> [GIVEN REQUEST]
Write the data out again, character for character, with no images.

> [SOURCE DATA]
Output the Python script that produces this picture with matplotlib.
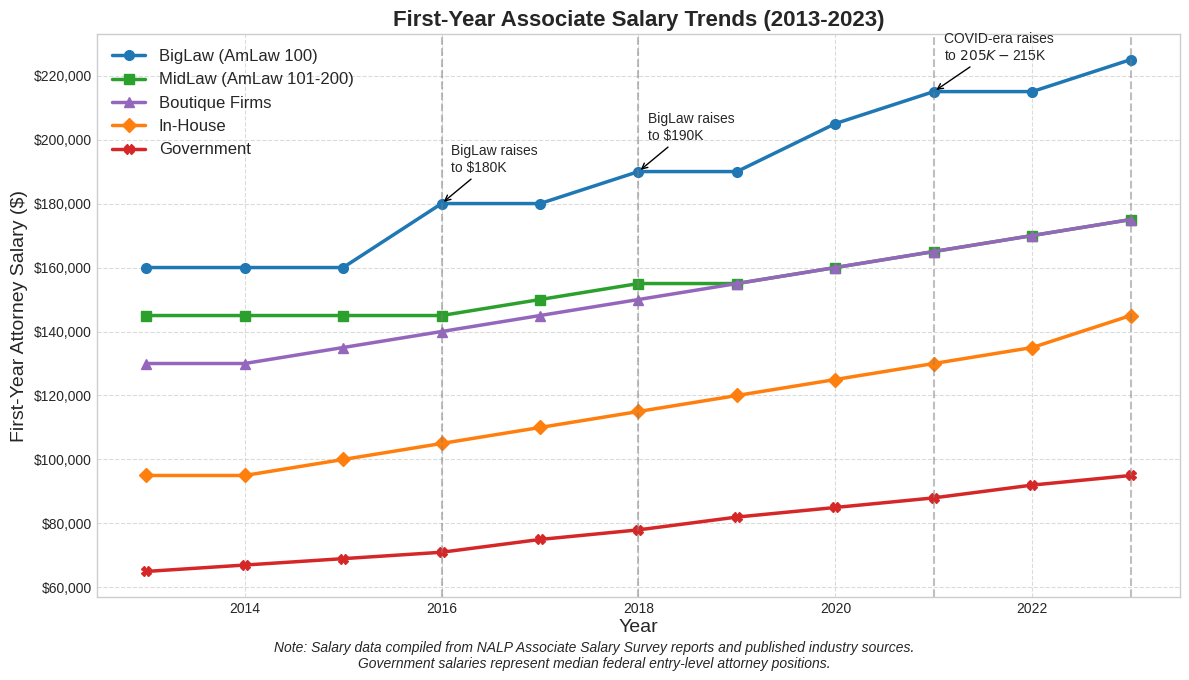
import matplotlib.pyplot as plt
import matplotlib.ticker as mticker

# data (USD)
years = [2013, 2014, 2015, 2016, 2017, 2018, 2019, 2020, 2021, 2022, 2023]
biglaw = [160000, 160000, 160000, 180000, 180000, 190000, 190000, 205000, 215000, 215000, 225000]
midlaw = [145000, 145000, 145000, 145000, 150000, 155000, 155000, 160000, 165000, 170000, 175000]
boutique = [130000, 130000, 135000, 140000, 145000, 150000, 155000, 160000, 165000, 170000, 175000]
inhouse = [95000, 95000, 100000, 105000, 110000, 115000, 120000, 125000, 130000, 135000, 145000]
government = [65000, 67000, 69000, 71000, 75000, 78000, 82000, 85000, 88000, 92000, 95000]

key_years = [2016, 2018, 2021, 2023]
notes = {
    2016: "BigLaw raises\nto $180K",
    2018: "BigLaw raises\nto $190K",
    2021: "COVID-era raises\nto $205K-$215K",
}

plt.style.use('seaborn-v0_8-whitegrid')
plt.rcParams['font.family'] = ['Liberation Sans', 'DejaVu Sans']

fig, ax = plt.subplots(figsize=(11.89, 6.8), dpi=100)

series = [
    ("BigLaw (AmLaw 100)", biglaw, '#1f77b4', 'o'),
    ("MidLaw (AmLaw 101-200)", midlaw, '#2ca02c', 's'),
    ("Boutique Firms", boutique, '#9467bd', '^'),
    ("In-House", inhouse, '#ff7f0e', 'D'),
    ("Government", government, '#d62728', 'X'),
]
for label, vals, color, marker in series:
    ax.plot(years, vals, color=color, marker=marker, linewidth=2.5,
            markersize=7, label=label)

for yr in key_years:
    ax.axvline(yr, color='gray', linestyle='--', alpha=0.5, linewidth=1.5)

for yr, txt in notes.items():
    val = biglaw[years.index(yr)]
    ax.annotate(txt, xy=(yr, val), xytext=(yr + 0.1, val + 10000),
                fontsize=10, arrowprops=dict(arrowstyle='->', color='black'))

ax.yaxis.set_major_formatter(mticker.FuncFormatter(lambda v, p: f"${v:,.0f}"))
ax.grid(True, linestyle='--', alpha=0.7)
for s in ax.spines.values():
    s.set_visible(True)
    s.set_color('#cccccc')

ax.set_title("First-Year Associate Salary Trends (2013-2023)", fontsize=16, fontweight='bold', pad=6)
ax.set_xlabel("Year", fontsize=14, labelpad=2)
ax.set_ylabel("First-Year Attorney Salary ($)", fontsize=14)
ax.legend(loc='upper left', fontsize=12)

fig.text(0.5, 0.018,
         "Note: Salary data compiled from NALP Associate Salary Survey reports and published industry sources.\n"
         "Government salaries represent median federal entry-level attorney positions.",
         ha='center', fontsize=10, style='italic')

fig.subplots_adjust(left=0.0816, right=0.9924, top=0.95, bottom=0.122)
plt.savefig("out.png")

> [TASK ANSWER]
Output the Python script that produces this picture with matplotlib.
import matplotlib.pyplot as plt
import matplotlib.ticker as mticker

# data (USD)
years = [2013, 2014, 2015, 2016, 2017, 2018, 2019, 2020, 2021, 2022, 2023]
biglaw = [160000, 160000, 160000, 180000, 180000, 190000, 190000, 205000, 215000, 215000, 225000]
midlaw = [145000, 145000, 145000, 145000, 150000, 155000, 155000, 160000, 165000, 170000, 175000]
boutique = [130000, 130000, 135000, 140000, 145000, 150000, 155000, 160000, 165000, 170000, 175000]
inhouse = [95000, 95000, 100000, 105000, 110000, 115000, 120000, 125000, 130000, 135000, 145000]
government = [65000, 67000, 69000, 71000, 75000, 78000, 82000, 85000, 88000, 92000, 95000]

key_years = [2016, 2018, 2021, 2023]
notes = {
    2016: "BigLaw raises\nto $180K",
    2018: "BigLaw raises\nto $190K",
    2021: "COVID-era raises\nto $205K-$215K",
}

plt.style.use('seaborn-v0_8-whitegrid')
plt.rcParams['font.family'] = ['Liberation Sans', 'DejaVu Sans']

fig, ax = plt.subplots(figsize=(11.89, 6.8), dpi=100)

series = [
    ("BigLaw (AmLaw 100)", biglaw, '#1f77b4', 'o'),
    ("MidLaw (AmLaw 101-200)", midlaw, '#2ca02c', 's'),
    ("Boutique Firms", boutique, '#9467bd', '^'),
    ("In-House", inhouse, '#ff7f0e', 'D'),
    ("Government", government, '#d62728', 'X'),
]
for label, vals, color, marker in series:
    ax.plot(years, vals, color=color, marker=marker, linewidth=2.5,
            markersize=7, label=label)

for yr in key_years:
    ax.axvline(yr, color='gray', linestyle='--', alpha=0.5, linewidth=1.5)

for yr, txt in notes.items():
    val = biglaw[years.index(yr)]
    ax.annotate(txt, xy=(yr, val), xytext=(yr + 0.1, val + 10000),
                fontsize=10, arrowprops=dict(arrowstyle='->', color='black'))

ax.yaxis.set_major_formatter(mticker.FuncFormatter(lambda v, p: f"${v:,.0f}"))
ax.grid(True, linestyle='--', alpha=0.7)
for s in ax.spines.values():
    s.set_visible(True)
    s.set_color('#cccccc')

ax.set_title("First-Year Associate Salary Trends (2013-2023)", fontsize=16, fontweight='bold', pad=6)
ax.set_xlabel("Year", fontsize=14, labelpad=2)
ax.set_ylabel("First-Year Attorney Salary ($)", fontsize=14)
ax.legend(loc='upper left', fontsize=12)

fig.text(0.5, 0.018,
         "Note: Salary data compiled from NALP Associate Salary Survey reports and published industry sources.\n"
         "Government salaries represent median federal entry-level attorney positions.",
         ha='center', fontsize=10, style='italic')

fig.subplots_adjust(left=0.0816, right=0.9924, top=0.95, bottom=0.122)
plt.savefig("out.png")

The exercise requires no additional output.